It sounds smart and sustainable: combining fish and plant farming by using the fish’s waste water to feed the plants. The theory is great, but aquaponics proves to be rather unruly in practice. Wageningen research reveals it only pays in regions where both fish and vegetables are expensive.
© Aquaponics Philippines
Around the globe, there are approximately one thousand companies involved in aquaponics – the combination of fish farming and water-based agriculture. Half of those companies are making losses, says Roel Bosma of the Aquaculture and Fisheries group. He supervised a group of Wageningen students who worked on an assignment for the course Academic Consultancy Training (ACT). The question they worked to answer is one of a Dutch investor who asked how he could make his investments in fisheries and agriculture in the Philippines profitable.

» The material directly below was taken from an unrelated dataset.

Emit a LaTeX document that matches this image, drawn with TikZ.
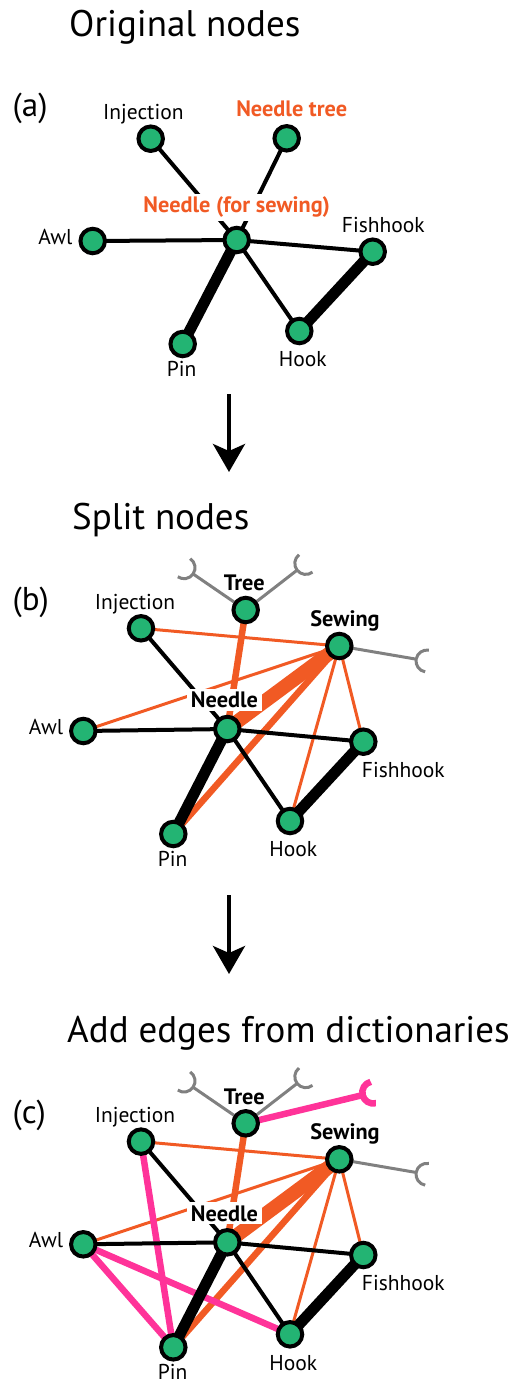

The students performed a literature study and calculated the potential production and costs of the company’s system that produces freshwater fish, lettuce and tomatoes. The Filipino student within the six-person ACT group took it upon herself to research the local market. Their conclusion: the combined farming only has a chance of succeeding if the entrepreneur finds a good niche market for expensive fish and combines it with lettuce and tomato farming, as these vegetables are relatively expensive in the Philippines.
Aquaponics is a huge hype at the moment, states Bosma, who compares it to the hype several years ago around a genus of jatropha that can be used for biofuel production. Within the frame of circular economy and recycling of materials, the idea of growing vegetables on water from a fish pond that is filled with nutrients is beautiful. But Bosma mitigates the expectations by reminding that if one does not keep an eye on the market prospects, it might become a financial disaster. Together with several students, he elaborated the ACT report into a scientific article that was published in Aquacultural Engineering.

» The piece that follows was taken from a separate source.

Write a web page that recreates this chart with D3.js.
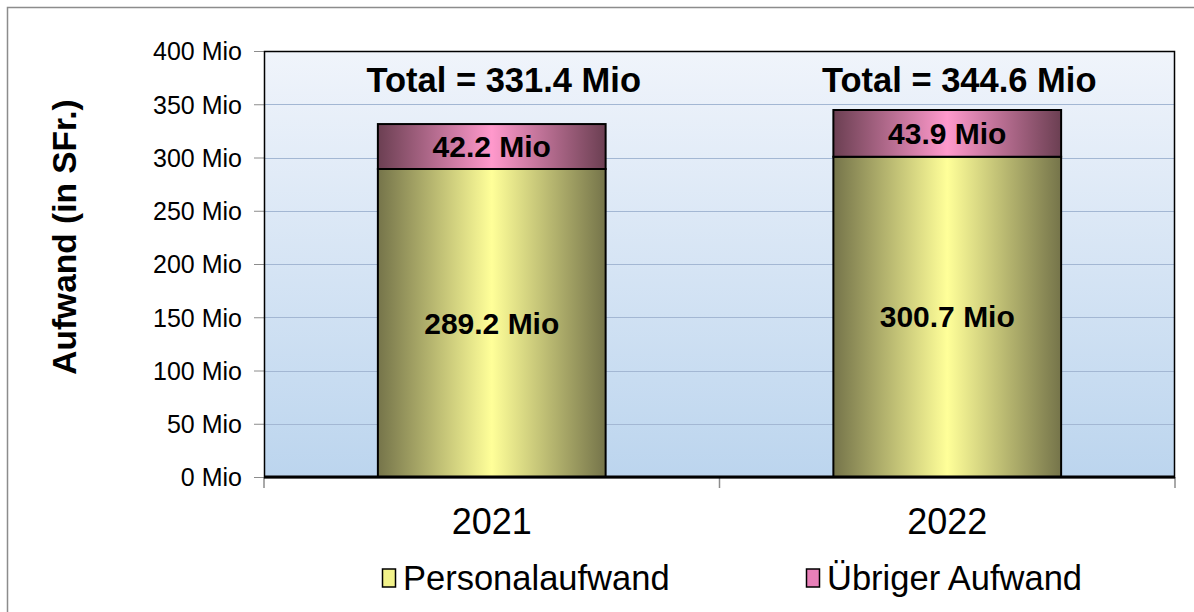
<!DOCTYPE html>
<html>
<head>
<meta charset="utf-8">
<script src="https://cdn.jsdelivr.net/npm/d3@7"></script>
<style>
  body { margin: 0; background: #fff; }
  text { font-family: "Liberation Sans", Arial, sans-serif; }
</style>
</head>
<body>
<div id="chart"></div>
<script>
// data
var years = ["2021", "2022"];
var personal = [289.2, 300.7];
var uebrig = [42.2, 43.9];
var totals = [331.4, 344.6];
var yTicks = [0, 50, 100, 150, 200, 250, 300, 350, 400];
var seriesNames = ["Personalaufwand", "Übriger Aufwand"];

var svgWidth = 1194;
var svgHeight = 612;
var margin = { top: 51, right: 19, bottom: 135, left: 264 };
var width = svgWidth - margin.left - margin.right;
var height = svgHeight - margin.top - margin.bottom;

var svg = d3.select("#chart").append("svg")
  .attr("width", svgWidth)
  .attr("height", svgHeight);

var defs = svg.append("defs");

// background gradient of plot area
var bg = defs.append("linearGradient").attr("id", "bg")
  .attr("x1", 0).attr("y1", 0).attr("x2", 0).attr("y2", 1);
bg.append("stop").attr("offset", "0%").attr("stop-color", "#f0f4fb");
bg.append("stop").attr("offset", "100%").attr("stop-color", "#bcd5ee");

function barGrad(id, edge, mid) {
  var g = defs.append("linearGradient").attr("id", id)
    .attr("x1", 0).attr("y1", 0).attr("x2", 1).attr("y2", 0);
  g.append("stop").attr("offset", "0%").attr("stop-color", edge);
  g.append("stop").attr("offset", "50%").attr("stop-color", mid);
  g.append("stop").attr("offset", "100%").attr("stop-color", edge);
}
barGrad("gYellow", "#75744a", "#ffff99");
barGrad("gPink", "#6b3f52", "#ff99cc");

// outer frame
svg.append("path")
  .attr("d", "M7.5," + svgHeight + " V7.5 H" + svgWidth)
  .attr("fill", "none")
  .attr("stroke", "#8c8c8c")
  .attr("stroke-width", 1.5);

var chartGroup = svg.append("g")
  .attr("transform", `translate(${margin.left}, ${margin.top})`);

var x = d3.scaleBand().domain(years).range([0, width]).paddingInner(0.5).paddingOuter(0.25);
var y = d3.scaleLinear().domain([0, 400]).range([height, 0]);

chartGroup.append("rect")
  .attr("width", width).attr("height", height)
  .attr("fill", "url(#bg)");

// gridlines
chartGroup.append("g")
  .selectAll("line")
  .data(yTicks.filter(d => d > 0 && d < 400))
  .enter().append("line")
  .attr("x1", 0).attr("x2", width)
  .attr("y1", d => Math.round(y(d)) + 0.5).attr("y2", d => Math.round(y(d)) + 0.5)
  .attr("stroke", "#a3b7d3").attr("stroke-width", 1.2);

// y axis
var yAxis = chartGroup.append("g")
  .call(d3.axisLeft(y).tickValues(yTicks).tickSize(10).tickPadding(12).tickFormat(d => d + " Mio"));
yAxis.select(".domain").remove();
yAxis.selectAll("line").attr("stroke", "#8c8c8c");
yAxis.selectAll("text").style("font-size", "25px").attr("fill", "#000").attr("dy", "0.35em");

// x ticks (category separators)
var sepX = [0, width / 2, width];
chartGroup.append("g").selectAll("line").data(sepX).enter().append("line")
  .attr("x1", d => d).attr("x2", d => d)
  .attr("y1", height).attr("y2", height + 11)
  .attr("stroke", "#8c8c8c").attr("stroke-width", 1.5);

// bars
var bars = chartGroup.append("g").selectAll("g").data(years).enter().append("g");
bars.append("rect")
  .attr("x", d => x(d))
  .attr("width", x.bandwidth())
  .attr("y", (d, i) => y(personal[i]))
  .attr("height", (d, i) => y(0) - y(personal[i]))
  .attr("fill", "url(#gYellow)")
  .attr("stroke", "#000").attr("stroke-width", 2);
bars.append("rect")
  .attr("x", d => x(d))
  .attr("width", x.bandwidth())
  .attr("y", (d, i) => y(personal[i] + uebrig[i]))
  .attr("height", (d, i) => y(personal[i]) - y(personal[i] + uebrig[i]))
  .attr("fill", "url(#gPink)")
  .attr("stroke", "#000").attr("stroke-width", 2);

// labels
bars.append("text")
  .attr("x", d => x(d) + x.bandwidth() / 2)
  .attr("y", (d, i) => y(personal[i] / 2))
  .attr("dy", "0.35em")
  .attr("text-anchor", "middle")
  .style("font-size", "30px").style("font-weight", "bold")
  .text((d, i) => personal[i].toFixed(1) + " Mio");
bars.append("text")
  .attr("x", d => x(d) + x.bandwidth() / 2)
  .attr("y", (d, i) => y(personal[i] + uebrig[i] / 2))
  .attr("dy", "0.35em")
  .attr("text-anchor", "middle")
  .style("font-size", "30px").style("font-weight", "bold")
  .text((d, i) => uebrig[i].toFixed(1) + " Mio");
bars.append("text")
  .attr("x", d => x(d) + x.bandwidth() / 2 + 12)
  .attr("y", 29)
  .attr("dy", "0.35em")
  .attr("text-anchor", "middle")
  .style("font-size", "34.5px").style("font-weight", "bold")
  .text((d, i) => "Total = " + totals[i].toFixed(1) + " Mio");

// plot border
chartGroup.append("rect")
  .attr("x", 0.5).attr("y", 0.5).attr("width", width - 1).attr("height", height)
  .attr("fill", "none").attr("stroke", "#000").attr("stroke-width", 1.5);
chartGroup.append("line")
  .attr("x1", 0).attr("x2", width).attr("y1", height).attr("y2", height)
  .attr("stroke", "#000").attr("stroke-width", 3);

// x labels
chartGroup.append("g").selectAll("text").data(years).enter().append("text")
  .attr("x", d => x(d) + x.bandwidth() / 2)
  .attr("y", height + 44)
  .attr("dy", "0.35em")
  .attr("text-anchor", "middle")
  .style("font-size", "36px")
  .text(d => d);

// y title
svg.append("text")
  .attr("transform", "translate(64, 237) rotate(-90)")
  .attr("dy", "0.35em")
  .attr("text-anchor", "middle")
  .style("font-size", "33.5px").style("font-weight", "bold")
  .text("Aufwand (in SFr.)");

// legend
var legendX = [382, 806];
var legendFill = ["#f2f28a", "#e87fb8"];
var legend = svg.append("g").selectAll("g").data(seriesNames).enter().append("g")
  .attr("transform", (d, i) => `translate(${legendX[i]}, 578)`);
legend.append("rect")
  .attr("x", 0.5).attr("y", -9).attr("width", 13).attr("height", 18)
  .attr("fill", (d, i) => legendFill[i])
  .attr("stroke", "#000").attr("stroke-width", 1.5);
legend.append("text")
  .attr("x", 21).attr("dy", "0.35em")
  .style("font-size", "34.5px")
  .text(d => d);
</script>
</body>
</html>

‘A recent American study among two hundred aquaponics farms around the globe revealed that more than half of these companies are making losses. The business is not viable with tilapia or catfish, as those are much too cheap. One really needs to find a niche market for expensive fish, and that fish farming part should be in financial equilibrium’, Bosma explains. In Belgium and the Netherlands, one could try zander, burbot or jade perch. ‘Additionally, the vegetables should be fairly priced as well. The companies on Hawaii, where the hype originated, generally fair well, as the prices of vegetables are often high on islands.’
Aquaponics are not likely to be profitable in the Netherlands, says Bosma. ‘There have been three research projects in the Netherlands, and each one concluded that farming fish would be relatively too expensive. Besides, the Netherlands rarely have niche market possibilities for vegetables, as Dutch agriculturists will soon provide the niche market with much cheaper produce.’ Bosma adds that the environmental benefits that can be achieved here are limited, as recirculation of nutrients is already applied in aquaculture and agriculture.

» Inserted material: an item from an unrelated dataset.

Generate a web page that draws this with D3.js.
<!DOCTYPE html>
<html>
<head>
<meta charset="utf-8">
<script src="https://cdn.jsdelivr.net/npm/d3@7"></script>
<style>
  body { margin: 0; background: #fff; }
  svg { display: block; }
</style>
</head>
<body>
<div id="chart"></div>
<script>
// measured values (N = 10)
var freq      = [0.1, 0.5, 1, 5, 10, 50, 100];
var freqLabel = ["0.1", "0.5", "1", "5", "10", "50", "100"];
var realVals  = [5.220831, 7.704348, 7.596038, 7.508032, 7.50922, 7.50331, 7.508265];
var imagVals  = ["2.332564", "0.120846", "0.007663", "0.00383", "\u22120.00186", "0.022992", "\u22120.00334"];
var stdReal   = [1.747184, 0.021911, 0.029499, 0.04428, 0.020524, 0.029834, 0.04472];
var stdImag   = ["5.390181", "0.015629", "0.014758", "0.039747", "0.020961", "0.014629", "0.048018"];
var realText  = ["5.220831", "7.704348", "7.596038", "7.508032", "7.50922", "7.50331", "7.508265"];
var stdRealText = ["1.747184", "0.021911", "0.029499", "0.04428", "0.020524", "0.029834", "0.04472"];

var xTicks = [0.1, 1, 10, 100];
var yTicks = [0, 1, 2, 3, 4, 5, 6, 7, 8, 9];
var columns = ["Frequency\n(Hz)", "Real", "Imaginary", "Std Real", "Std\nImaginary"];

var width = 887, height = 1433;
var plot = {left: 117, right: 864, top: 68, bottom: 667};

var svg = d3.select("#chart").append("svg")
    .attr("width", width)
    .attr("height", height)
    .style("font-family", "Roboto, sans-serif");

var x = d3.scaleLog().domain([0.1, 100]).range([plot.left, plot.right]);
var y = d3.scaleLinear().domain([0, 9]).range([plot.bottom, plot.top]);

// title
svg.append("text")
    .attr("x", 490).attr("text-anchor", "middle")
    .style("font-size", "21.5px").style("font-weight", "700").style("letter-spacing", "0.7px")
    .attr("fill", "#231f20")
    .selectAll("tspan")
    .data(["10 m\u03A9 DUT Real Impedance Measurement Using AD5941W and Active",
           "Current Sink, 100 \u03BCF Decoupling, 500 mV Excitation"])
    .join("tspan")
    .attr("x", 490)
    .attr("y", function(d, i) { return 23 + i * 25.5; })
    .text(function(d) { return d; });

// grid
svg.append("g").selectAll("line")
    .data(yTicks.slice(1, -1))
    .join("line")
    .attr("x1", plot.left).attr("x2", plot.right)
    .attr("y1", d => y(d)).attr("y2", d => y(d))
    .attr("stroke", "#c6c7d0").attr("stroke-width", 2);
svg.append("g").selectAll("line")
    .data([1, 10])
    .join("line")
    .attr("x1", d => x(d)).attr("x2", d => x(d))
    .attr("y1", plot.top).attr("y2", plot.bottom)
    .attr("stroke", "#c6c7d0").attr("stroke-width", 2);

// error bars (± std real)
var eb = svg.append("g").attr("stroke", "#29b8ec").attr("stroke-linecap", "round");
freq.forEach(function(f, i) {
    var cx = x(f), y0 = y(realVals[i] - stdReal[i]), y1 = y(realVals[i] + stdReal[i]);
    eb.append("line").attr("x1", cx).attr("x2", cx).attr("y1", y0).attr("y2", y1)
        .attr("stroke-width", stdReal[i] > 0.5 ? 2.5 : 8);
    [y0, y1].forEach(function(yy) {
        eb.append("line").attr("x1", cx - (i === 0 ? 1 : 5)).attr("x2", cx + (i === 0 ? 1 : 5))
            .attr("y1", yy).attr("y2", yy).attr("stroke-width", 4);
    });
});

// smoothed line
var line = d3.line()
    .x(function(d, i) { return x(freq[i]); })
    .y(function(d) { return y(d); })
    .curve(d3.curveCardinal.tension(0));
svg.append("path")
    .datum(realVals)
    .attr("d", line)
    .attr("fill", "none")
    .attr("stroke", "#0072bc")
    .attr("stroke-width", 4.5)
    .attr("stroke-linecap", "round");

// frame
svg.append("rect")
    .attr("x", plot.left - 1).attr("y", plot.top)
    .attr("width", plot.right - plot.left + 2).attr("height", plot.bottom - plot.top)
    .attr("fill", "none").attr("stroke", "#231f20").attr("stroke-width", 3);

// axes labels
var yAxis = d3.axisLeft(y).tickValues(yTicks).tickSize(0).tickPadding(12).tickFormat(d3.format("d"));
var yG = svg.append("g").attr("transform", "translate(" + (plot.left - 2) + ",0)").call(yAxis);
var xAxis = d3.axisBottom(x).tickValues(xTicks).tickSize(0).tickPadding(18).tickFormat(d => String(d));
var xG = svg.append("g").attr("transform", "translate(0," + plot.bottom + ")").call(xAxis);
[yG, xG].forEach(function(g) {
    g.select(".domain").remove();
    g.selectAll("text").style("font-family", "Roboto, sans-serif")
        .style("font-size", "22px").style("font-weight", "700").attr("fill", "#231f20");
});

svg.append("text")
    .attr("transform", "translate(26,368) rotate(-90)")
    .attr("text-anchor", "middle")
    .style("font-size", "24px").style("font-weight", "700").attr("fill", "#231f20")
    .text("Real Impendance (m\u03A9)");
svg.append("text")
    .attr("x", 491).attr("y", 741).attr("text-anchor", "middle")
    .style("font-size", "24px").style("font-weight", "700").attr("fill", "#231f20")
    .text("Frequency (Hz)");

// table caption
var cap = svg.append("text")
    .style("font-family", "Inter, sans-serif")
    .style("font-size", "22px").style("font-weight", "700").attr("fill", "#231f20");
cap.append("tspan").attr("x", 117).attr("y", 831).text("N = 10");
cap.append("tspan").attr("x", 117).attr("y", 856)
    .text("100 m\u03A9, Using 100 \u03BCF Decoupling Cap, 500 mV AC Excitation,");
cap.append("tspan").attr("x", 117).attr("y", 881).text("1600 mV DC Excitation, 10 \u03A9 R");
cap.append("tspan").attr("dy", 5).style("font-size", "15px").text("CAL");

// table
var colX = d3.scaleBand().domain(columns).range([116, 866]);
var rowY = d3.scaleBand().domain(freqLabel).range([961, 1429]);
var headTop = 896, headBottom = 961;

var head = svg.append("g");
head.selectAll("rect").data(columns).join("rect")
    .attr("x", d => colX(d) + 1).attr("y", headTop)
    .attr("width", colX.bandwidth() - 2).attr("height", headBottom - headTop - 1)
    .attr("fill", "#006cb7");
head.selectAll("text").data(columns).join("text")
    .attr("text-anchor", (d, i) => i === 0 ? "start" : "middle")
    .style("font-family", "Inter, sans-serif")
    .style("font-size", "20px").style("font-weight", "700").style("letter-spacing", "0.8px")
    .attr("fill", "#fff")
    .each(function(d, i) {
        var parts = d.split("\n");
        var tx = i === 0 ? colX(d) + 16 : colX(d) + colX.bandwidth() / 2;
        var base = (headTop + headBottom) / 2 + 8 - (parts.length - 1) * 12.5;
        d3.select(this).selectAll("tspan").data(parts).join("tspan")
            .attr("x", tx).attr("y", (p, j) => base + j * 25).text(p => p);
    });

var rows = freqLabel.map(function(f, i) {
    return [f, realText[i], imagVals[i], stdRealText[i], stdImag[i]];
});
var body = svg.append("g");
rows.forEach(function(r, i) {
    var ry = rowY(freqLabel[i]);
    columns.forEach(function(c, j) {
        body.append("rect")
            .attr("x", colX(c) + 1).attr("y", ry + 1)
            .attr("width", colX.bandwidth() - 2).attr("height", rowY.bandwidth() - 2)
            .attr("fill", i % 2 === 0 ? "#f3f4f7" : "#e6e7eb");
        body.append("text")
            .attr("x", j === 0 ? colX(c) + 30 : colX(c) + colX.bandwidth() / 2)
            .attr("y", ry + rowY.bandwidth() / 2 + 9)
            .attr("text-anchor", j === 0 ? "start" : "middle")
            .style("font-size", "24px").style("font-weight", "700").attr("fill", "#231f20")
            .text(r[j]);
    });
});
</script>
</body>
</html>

But combination farming will also have a hard time in a country like Ethiopia. ‘The first choice is often tilapia, as its fry is readily available, but that encounters heavy competition from the frozen tilapia that the Chinese sell throughout most of Africa.’
The ACT group advises the investor in the Philippines to start out small and by farming catfish. ‘The small units are less vulnerable to storms and can be easily upscaled’, says Bosma. ‘Catfish is less susceptible to low oxygen levels, allowing the aquaponics farmer to gain experience. After a few years, the farmer could switch to a species with a good niche market, such as the jade perch or the local lobed river mullet. The farmer must also learn how to finetune the combination farming, as the nutrients from the fish rarely fully overlap with the requirements of the vegetables.’